In practical terms, this might mean we stop treating community engagement as a checkbox and begin treating it as relationship.


It might mean we include stories alongside metrics.


It might mean we ask who is not in the room before we finalize the decision.


It might mean we slow down when the system wants us to rush.


It might mean we recognize that resistance is often information.


It might mean we stop assuming expertise only lives in credentials.


It might mean we understand that a person who has lived inside a problem for twenty years may know things no consultant, executive, researcher, or policy analyst can see from the outside.


It might mean we stop confusing authority with wisdom.


It might mean that before we ask, “How do we implement this?” we ask, “What way of seeing created this solution, and what way of seeing might it be leaving out?”


Seeing More Fully


The beauty of Two-Eyed Seeing is that it does not ask us to close one eye in order to open the other.


It does not say Western knowledge has no value.


It does not say Indigenous knowledge should be forced into Western categories.


It asks for something far more mature.


It asks us to develop the capacity to hold more than one way of knowing without rushing to collapse them into one.


It asks us to stop treating difference as a threat.


It asks us to understand that wisdom may require more than one lens.


This feels urgent to me.


Because we are living in a world of hardened perspectives.
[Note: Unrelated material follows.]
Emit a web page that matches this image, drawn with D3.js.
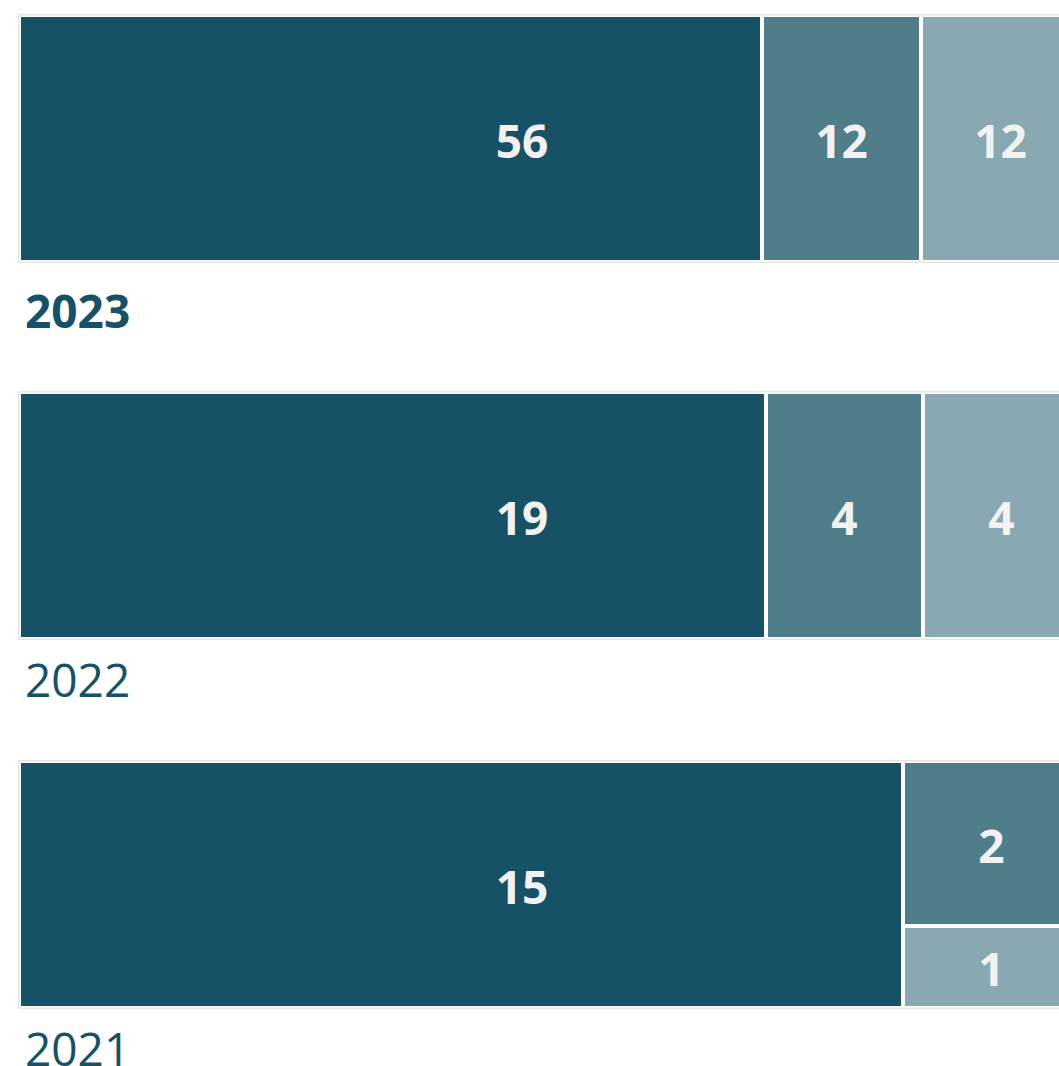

A world where people are rewarded for certainty, speed, performance, and being right. A world where algorithms narrow our vision and institutions often protect the ways of seeing that created the very problems they are now trying to solve.


We need practices that restore depth.


We need ways of knowing that bring us back into relationship with each other, with land, with history, with consequence, and with responsibility.


Because how we see is never neutral.


How we see determines what we value.


What we value determines what we build.


What we build determines what future becomes possible.


A Teaching I Am Still Learning From


I am grateful my student brought this forward.


Because the best classrooms are not places where knowledge only flows from teacher to student. They are places where wisdom can interrupt the plan. Where something alive enters the room and asks everyone, including the instructor, to pay attention differently.


Two-Eyed Seeing is not mine to own.


It is not a concept I want to flatten into a leadership tip or project management model.


But it is a teaching I want to honour.


It reminds me that every room, every project, every conversation, every system, and every human being is more than one lens can reveal.


It reminds me that the work before us is not simply to know more.


It is to see better.


To see with humility.


To see with responsibility.


To see the data and the story.


To see the plan and the consequence.


To see the system and the relationships it touches.


To see the future and the ancestors.


To remember that wisdom does not live in one worldview alone.


And perhaps, if we are willing to learn, to lead, and to live with both eyes open.